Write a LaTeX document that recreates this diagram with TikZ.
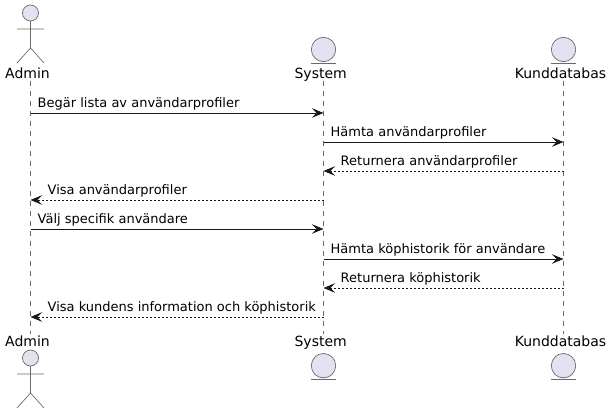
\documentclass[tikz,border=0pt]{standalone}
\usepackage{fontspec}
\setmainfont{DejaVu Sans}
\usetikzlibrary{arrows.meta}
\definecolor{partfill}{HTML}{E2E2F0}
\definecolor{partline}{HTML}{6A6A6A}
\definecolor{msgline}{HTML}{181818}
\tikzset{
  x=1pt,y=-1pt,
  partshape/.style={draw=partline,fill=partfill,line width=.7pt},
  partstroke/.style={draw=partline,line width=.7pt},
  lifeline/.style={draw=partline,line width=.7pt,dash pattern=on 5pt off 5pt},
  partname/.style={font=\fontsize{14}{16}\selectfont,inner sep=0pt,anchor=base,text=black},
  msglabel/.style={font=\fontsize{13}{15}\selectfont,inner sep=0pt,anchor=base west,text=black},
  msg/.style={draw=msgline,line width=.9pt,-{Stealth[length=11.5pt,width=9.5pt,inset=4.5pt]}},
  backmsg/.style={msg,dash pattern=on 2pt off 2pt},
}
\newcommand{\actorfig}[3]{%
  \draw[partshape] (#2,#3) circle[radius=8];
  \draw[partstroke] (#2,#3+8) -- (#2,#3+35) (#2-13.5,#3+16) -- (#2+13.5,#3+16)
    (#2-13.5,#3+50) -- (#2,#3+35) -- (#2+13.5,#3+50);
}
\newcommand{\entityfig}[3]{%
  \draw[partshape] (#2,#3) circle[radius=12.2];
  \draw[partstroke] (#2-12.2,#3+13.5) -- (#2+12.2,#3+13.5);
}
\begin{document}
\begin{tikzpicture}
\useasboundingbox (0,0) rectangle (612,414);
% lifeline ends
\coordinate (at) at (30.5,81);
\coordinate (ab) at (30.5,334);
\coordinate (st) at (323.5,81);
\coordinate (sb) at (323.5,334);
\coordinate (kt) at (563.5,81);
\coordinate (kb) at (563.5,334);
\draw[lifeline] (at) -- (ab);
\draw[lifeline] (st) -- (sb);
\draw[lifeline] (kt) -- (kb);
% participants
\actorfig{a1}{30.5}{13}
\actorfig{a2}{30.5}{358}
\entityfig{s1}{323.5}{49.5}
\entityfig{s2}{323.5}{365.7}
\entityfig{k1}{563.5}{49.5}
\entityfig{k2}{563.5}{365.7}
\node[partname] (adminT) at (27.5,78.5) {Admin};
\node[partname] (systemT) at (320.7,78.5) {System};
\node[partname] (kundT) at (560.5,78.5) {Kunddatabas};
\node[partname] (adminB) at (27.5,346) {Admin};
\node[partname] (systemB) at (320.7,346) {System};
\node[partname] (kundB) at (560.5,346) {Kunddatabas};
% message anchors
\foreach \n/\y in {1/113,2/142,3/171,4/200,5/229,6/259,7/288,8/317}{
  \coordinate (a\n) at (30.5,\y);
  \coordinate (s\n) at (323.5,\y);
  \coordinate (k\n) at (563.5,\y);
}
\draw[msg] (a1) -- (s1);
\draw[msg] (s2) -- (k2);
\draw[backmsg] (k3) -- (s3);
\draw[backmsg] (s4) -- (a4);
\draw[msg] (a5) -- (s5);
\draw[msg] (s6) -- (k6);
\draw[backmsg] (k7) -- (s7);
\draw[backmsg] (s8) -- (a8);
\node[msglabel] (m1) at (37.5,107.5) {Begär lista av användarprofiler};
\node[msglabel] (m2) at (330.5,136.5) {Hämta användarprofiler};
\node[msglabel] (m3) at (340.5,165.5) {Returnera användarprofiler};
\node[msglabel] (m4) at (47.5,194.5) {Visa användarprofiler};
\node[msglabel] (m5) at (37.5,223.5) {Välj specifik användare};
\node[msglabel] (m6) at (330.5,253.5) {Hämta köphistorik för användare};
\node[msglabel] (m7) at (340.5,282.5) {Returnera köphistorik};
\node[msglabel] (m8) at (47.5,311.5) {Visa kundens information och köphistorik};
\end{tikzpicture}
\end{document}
__________________________________________________
Goal of the exercise
Drop the images and repeat the data exactly.

Exercise solution
Write a LaTeX document that recreates this diagram with TikZ.
\documentclass[tikz,border=0pt]{standalone}
\usepackage{fontspec}
\setmainfont{DejaVu Sans}
\usetikzlibrary{arrows.meta}
\definecolor{partfill}{HTML}{E2E2F0}
\definecolor{partline}{HTML}{6A6A6A}
\definecolor{msgline}{HTML}{181818}
\tikzset{
  x=1pt,y=-1pt,
  partshape/.style={draw=partline,fill=partfill,line width=.7pt},
  partstroke/.style={draw=partline,line width=.7pt},
  lifeline/.style={draw=partline,line width=.7pt,dash pattern=on 5pt off 5pt},
  partname/.style={font=\fontsize{14}{16}\selectfont,inner sep=0pt,anchor=base,text=black},
  msglabel/.style={font=\fontsize{13}{15}\selectfont,inner sep=0pt,anchor=base west,text=black},
  msg/.style={draw=msgline,line width=.9pt,-{Stealth[length=11.5pt,width=9.5pt,inset=4.5pt]}},
  backmsg/.style={msg,dash pattern=on 2pt off 2pt},
}
\newcommand{\actorfig}[3]{%
  \draw[partshape] (#2,#3) circle[radius=8];
  \draw[partstroke] (#2,#3+8) -- (#2,#3+35) (#2-13.5,#3+16) -- (#2+13.5,#3+16)
    (#2-13.5,#3+50) -- (#2,#3+35) -- (#2+13.5,#3+50);
}
\newcommand{\entityfig}[3]{%
  \draw[partshape] (#2,#3) circle[radius=12.2];
  \draw[partstroke] (#2-12.2,#3+13.5) -- (#2+12.2,#3+13.5);
}
\begin{document}
\begin{tikzpicture}
\useasboundingbox (0,0) rectangle (612,414);
% lifeline ends
\coordinate (at) at (30.5,81);
\coordinate (ab) at (30.5,334);
\coordinate (st) at (323.5,81);
\coordinate (sb) at (323.5,334);
\coordinate (kt) at (563.5,81);
\coordinate (kb) at (563.5,334);
\draw[lifeline] (at) -- (ab);
\draw[lifeline] (st) -- (sb);
\draw[lifeline] (kt) -- (kb);
% participants
\actorfig{a1}{30.5}{13}
\actorfig{a2}{30.5}{358}
\entityfig{s1}{323.5}{49.5}
\entityfig{s2}{323.5}{365.7}
\entityfig{k1}{563.5}{49.5}
\entityfig{k2}{563.5}{365.7}
\node[partname] (adminT) at (27.5,78.5) {Admin};
\node[partname] (systemT) at (320.7,78.5) {System};
\node[partname] (kundT) at (560.5,78.5) {Kunddatabas};
\node[partname] (adminB) at (27.5,346) {Admin};
\node[partname] (systemB) at (320.7,346) {System};
\node[partname] (kundB) at (560.5,346) {Kunddatabas};
% message anchors
\foreach \n/\y in {1/113,2/142,3/171,4/200,5/229,6/259,7/288,8/317}{
  \coordinate (a\n) at (30.5,\y);
  \coordinate (s\n) at (323.5,\y);
  \coordinate (k\n) at (563.5,\y);
}
\draw[msg] (a1) -- (s1);
\draw[msg] (s2) -- (k2);
\draw[backmsg] (k3) -- (s3);
\draw[backmsg] (s4) -- (a4);
\draw[msg] (a5) -- (s5);
\draw[msg] (s6) -- (k6);
\draw[backmsg] (k7) -- (s7);
\draw[backmsg] (s8) -- (a8);
\node[msglabel] (m1) at (37.5,107.5) {Begär lista av användarprofiler};
\node[msglabel] (m2) at (330.5,136.5) {Hämta användarprofiler};
\node[msglabel] (m3) at (340.5,165.5) {Returnera användarprofiler};
\node[msglabel] (m4) at (47.5,194.5) {Visa användarprofiler};
\node[msglabel] (m5) at (37.5,223.5) {Välj specifik användare};
\node[msglabel] (m6) at (330.5,253.5) {Hämta köphistorik för användare};
\node[msglabel] (m7) at (340.5,282.5) {Returnera köphistorik};
\node[msglabel] (m8) at (47.5,311.5) {Visa kundens information och köphistorik};
\end{tikzpicture}
\end{document}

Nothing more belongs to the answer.